産業医の実務だけでなく、学位や専門医も取り、将来的にはアカデミアのポストを狙っていきたいと考えている人にはぴったりだと思います。
②大企業の健康管理室に所属する
製造業系で全国に工場を持つような大規模な企業だと健康管理室を設置しているところがあります。
健康管理室には産業医・保健師・心理師などが多く所属し、産業保健に関する全社の方針を決定し稼働しています。さまざまな経験値の産業医が複数所属しているため若手産業医に対するOJT体制が用意されています。
どの企業がどの程度の健康管理室を保持しているかは外部からは分かりづらいことが多いです。

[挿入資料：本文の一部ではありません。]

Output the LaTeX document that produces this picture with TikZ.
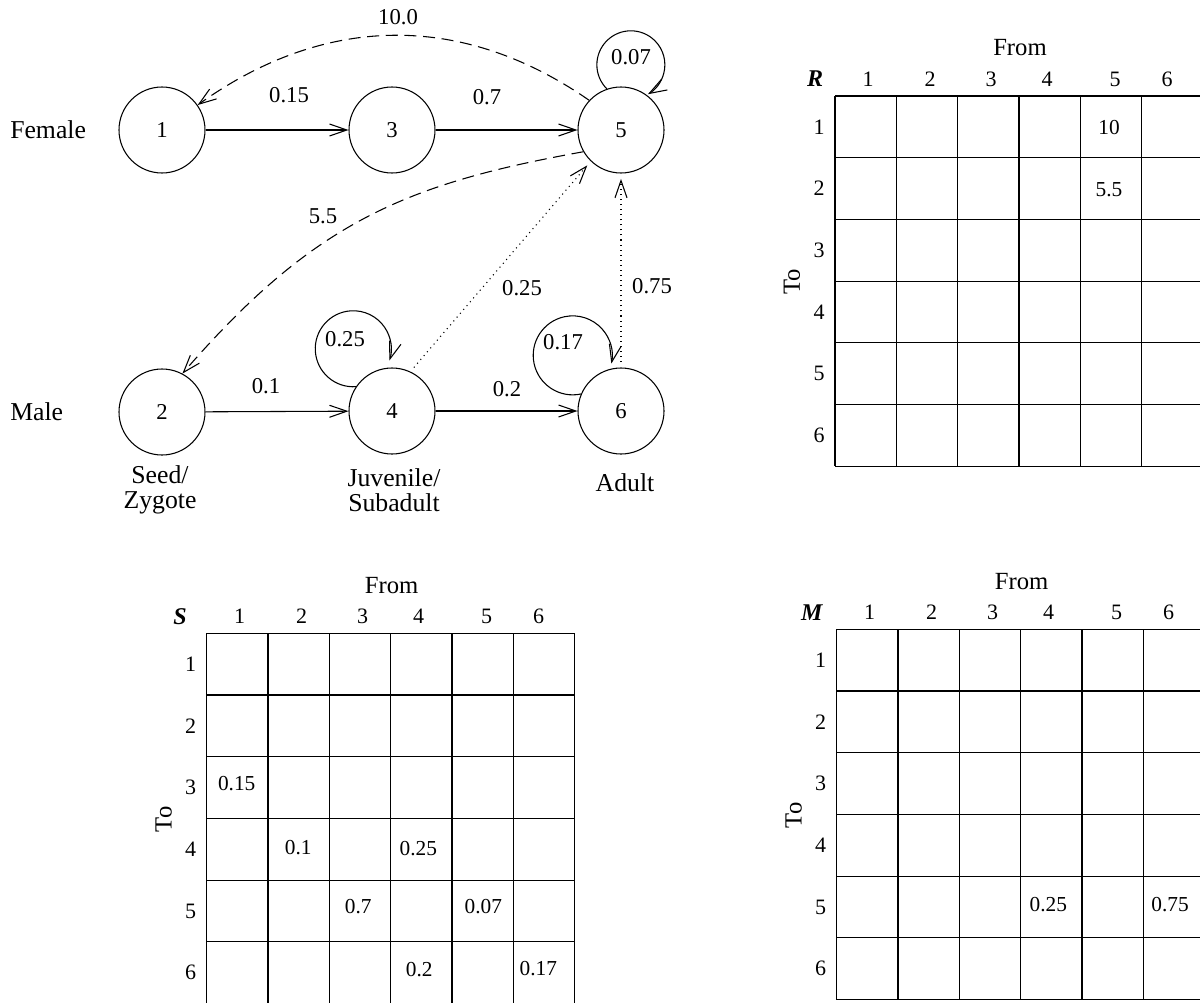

情報収集の方法はおきく2つあります。
・産業医科大学 修練医コース
産業医科大学の産業医の修練医コースというものがあります。産業医大卒の医師が産業医の研鑽を積むために大企業などで産業医経験を積むコースです。このコースの派遣先になっている企業は大規模な健康管理室を設置していることが多いです。外部の大学を卒業した産業医であっても修練医コースに参加できます(定員あり)。派遣先の企業ではほぼ間違いなくOJTの機会を得られるのではないかと思います。また、産業医科大学での修練する機会も与えられるため本流の技能が身につきそうです。
・産業衛生学会で情報収集
企業の産業医体制についての情報は産業衛生学会の懇親会などで名刺を配りつつ、多くの産業医とコミュニケーションを取ることで集めることができます。場合によっては事業所見学の機会にもつながり、就職活動にもなります。修練医コースの場合はどうしても産業医科大学卒業生がメインになりますし、コースの中で九州で実務をこなす期間が発生するため、外部の大学を卒業した医師にとっては難しいことがあります。企業に直接就職することによって直接、指導の環境を受けることができます。
③健診機関に所属する
健診機関は企業の健康診断を受注している機関です。企業に対する産業医業務も担っている機関もあり、産業医が複数名所属していることがあります。健診機関に所属することで短期間で集中的に実務経験を積むことができ、経験がある産業医からの指導を受けることができます。
また一般的な産業医業務では健康診断を行わないことが多いですが、健診機関に所属することによって健診業務を自分で行うことになります。健診の問診から職場での産業医面談まで自分で行うことによって労働者の状態をより多面的に把握することができます。ただし、健診機関の場合は健診業務が非常に多いため、純粋な産業医業務だけでないため産業医に特化したい人にとっては優先度が下がる選択肢なのかなと思われます。
④自力で勉強していく
嘱託産業医で活動していたり、1人職場の専属産業医の場合は指導体制は用意されていないので自分から行動していくことが大切です。キャリアアップの指標として労働衛生コンサルタントを取得するのも目標として良いかもしれません。また、産業医の勉強会や私塾を作っている先生方もいらっしゃいます。産業医科大学出身の先生が中心となって産業医の勉強会イベントを開催していることも多いです。これらの情報をSNSなどで収集し参加してみるのが良いかもしれません。